The circumstances beg for a discussion of healthy sexuality as it relates to spirituality and vocation, as well as for a discussion of a new vision of ordained priesthood. It also begs for a discussion about the meaning of the sacraments and of the radical gospel mission of the church. Opening the doors wide to married priests would likely fill seminaries and ultimately get the sacraments delivered abundantly all around. But here’s where it gets really tricky for me.

Sacramental life is so critical to the church, but as Fr. Richard Rohr in his recent Lenten series in this newspaper has observed, the way we “do” the sacraments has become by and large an empty ritual for so many. It is not our ordained priesthood that’s in jeopardy; it’s our common priesthood. It’s we who have to back off the idea of “Father knows best” and take responsibility for our own faith, as individuals and as communities.

In principle, I support the idea of ordaining married people and women to the priesthood. But I worry about the demands of family life and the potential conflicts of interest for a priest who must choose between competing moral interests. A priest with children might like to do civil disobedience to protest the School of the Americas, or intervene in some street conflict in an-inner city neighborhood at risk to personal safety. What if that priest is the only one who could offer sacraments at a parish? Or is the sole breadwinner for a family? I think of all the martyrs, the missionaries, the labor organizers, the ministers to the marginalized -- all those who boldly and effusively give away their love at great personal cost. Who, despite their fears for their own safety or comfort, continue to bring the gospel truth with their committed presence to areas of great need. Where, in a discussion of the benefits of ordaining married men (or single or married women) is the discussion of making room for this kind of servant leader?

Easy for me to say. I’m comfortable in my family life and at my desk, warning others of the perils of turning our traditions upside down. I will make a case, then, for the complementary nature of the vocations of priest and parent. The vocation of parenthood requires hard work and struggle mingled, ideally, with great joy and satisfaction. Some have it harder than others; their children may require more care or present greater challenges for any number of reasons. Still, I know I’m a better parent when I’m not on deadline, and I’m a better writer when I haven’t been up three times in the middle of the night with a sick kid.

Likewise, a priest takes on a life of hard work and struggle, mingled ideally with great joy and satisfaction. Some get to play Wednesday golf with parishioners who open their purses to the parish. Other priests make nursing home rounds to pray with aging seniors or practice their best listening skills at parish council budget meetings. Others choose a life of material hardship to minister to the marginalized in countries far from home or to folks in a domestic demographic as foreign as if it were a hemisphere away. Some images of priesthood seem to mesh more realistically with the demands of family life, while other images present, in my mind, real ethical challenges to a priestly life.

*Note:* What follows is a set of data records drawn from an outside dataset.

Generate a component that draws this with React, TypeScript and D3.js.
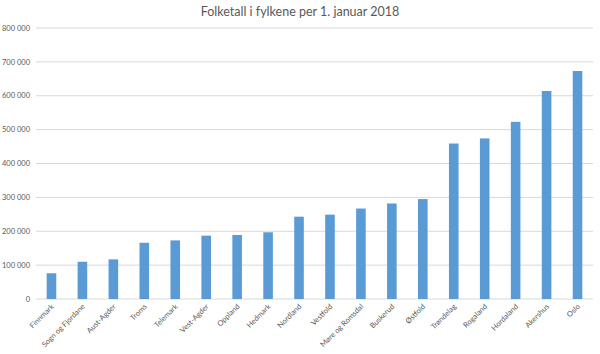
import * as d3 from 'd3';

const counties = [
  'Finnmark', 'Sogn og Fjordane', 'Aust-Agder', 'Troms', 'Telemark', 'Vest-Agder',
  'Oppland', 'Hedmark', 'Nordland', 'Vestfold', 'Møre og Romsdal', 'Buskerud',
  'Østfold', 'Trøndelag', 'Rogaland', 'Hordaland', 'Akershus', 'Oslo',
];

const population = [
  76000, 110000, 117000, 166000, 173000, 187000, 189000, 197000, 243000,
  249000, 267000, 282000, 295000, 459000, 474000, 523000, 614000, 673000,
];

const yTicks = [0, 100000, 200000, 300000, 400000, 500000, 600000, 700000, 800000];

const fmt = (v: number) => d3.format(',')(v).replace(/,/g, ' ');

export default function App() {
  const width = 600;
  const height = 354;
  const left = 36;
  const right = 593;
  const top = 28;
  const bottom = 299;

  const x = d3.scaleBand<string>().domain(counties).range([left, right]).paddingInner(0.69).paddingOuter(0.345);
  const y = d3.scaleLinear().domain([0, 800000]).range([bottom, top]);

  const font = 'Lato, "Open Sans", sans-serif';

  return (
    <svg width={width} height={height} style={{ position: 'absolute', left: 0, top: 0, background: '#fff' }}>
      <text x={width / 2} y={16} textAnchor="middle" fontFamily={font} fontSize={12.5} fill="#595959">
        Folketall i fylkene per 1. januar 2018
      </text>
      {yTicks.map((t) => (
        <g key={t}>
          <line x1={left} x2={right} y1={y(t)} y2={y(t)} stroke="#d9d9d9" strokeWidth={1} />
          <text x={30} y={y(t)} dy="0.35em" textAnchor="end" fontFamily={font} fontSize={7.5} fill="#595959">
            {fmt(t)}
          </text>
        </g>
      ))}
      {counties.map((c, i) => (
        <rect key={c} x={x(c)} y={y(population[i])} width={x.bandwidth()} height={bottom - y(population[i])} fill="#5b9bd5" />
      ))}
      {counties.map((c) => {
        const cx = (x(c) ?? 0) + x.bandwidth() / 2 + 3;
        return (
          <text key={c} transform={`translate(${cx},${bottom + 8}) rotate(-45)`} textAnchor="end" fontFamily={font} fontSize={7.5} fill="#595959">
            {c}
          </text>
        );
      })}
    </svg>
  );
}
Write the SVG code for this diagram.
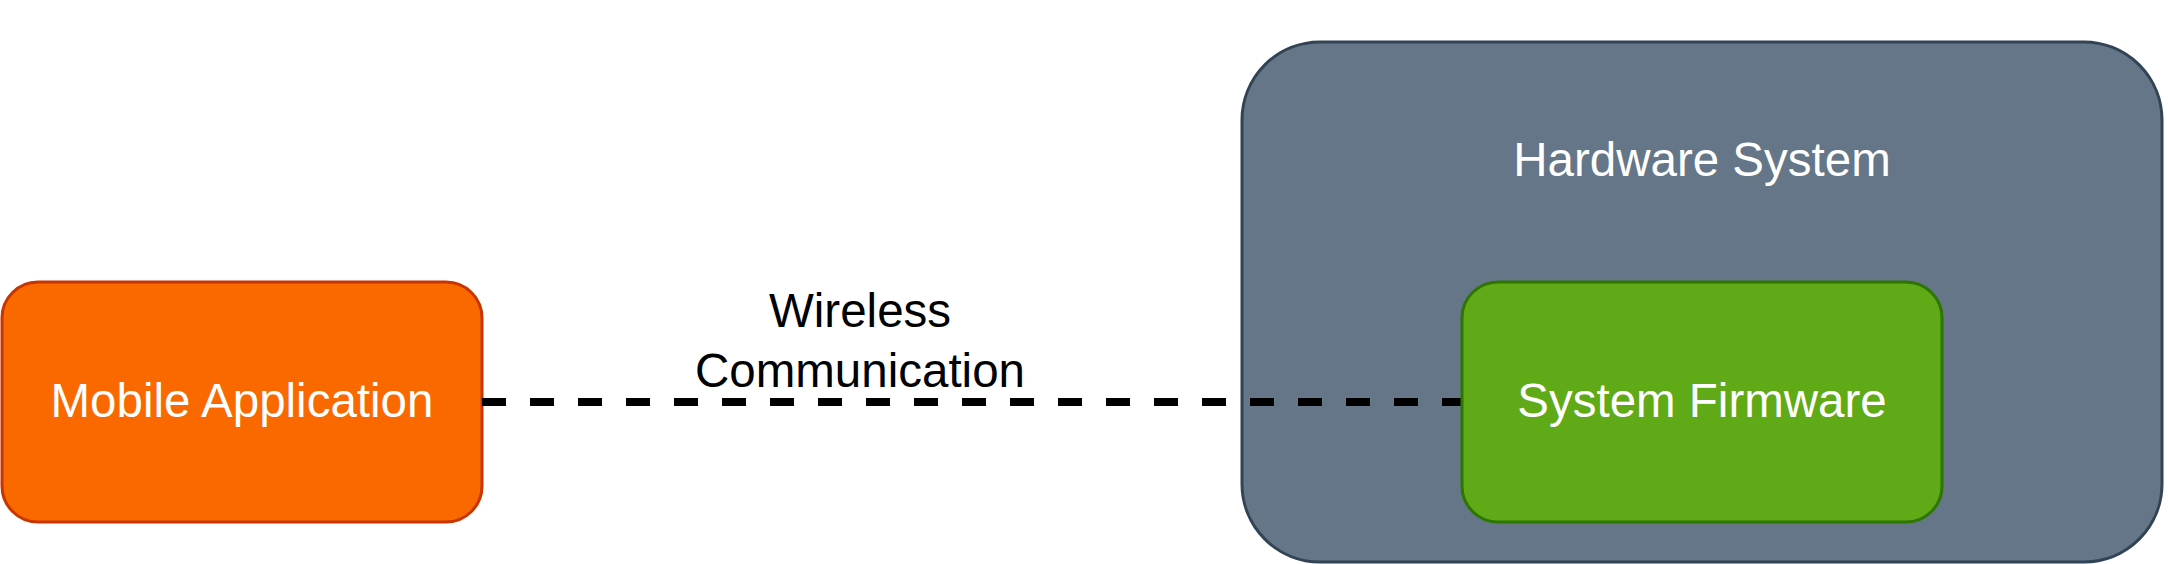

Is there not room for both kinds of priesthood, the domesticated and the wild, if you will?

For some people, their Christian vocation is played out through a relationship with one particular beloved person -- and from there to the ability to extend their circle of love to others, whether children, neighbors or complete strangers. For others, their desire is to love universally, to limit or forego a bound relationship with one other in order to be able to give boundless love in the name of Jesus Christ. If we value all holy choices equally, then we embrace each other’s choice more fully in the faithful living of our own. And ideally, those called to be priests would live their vows in this light.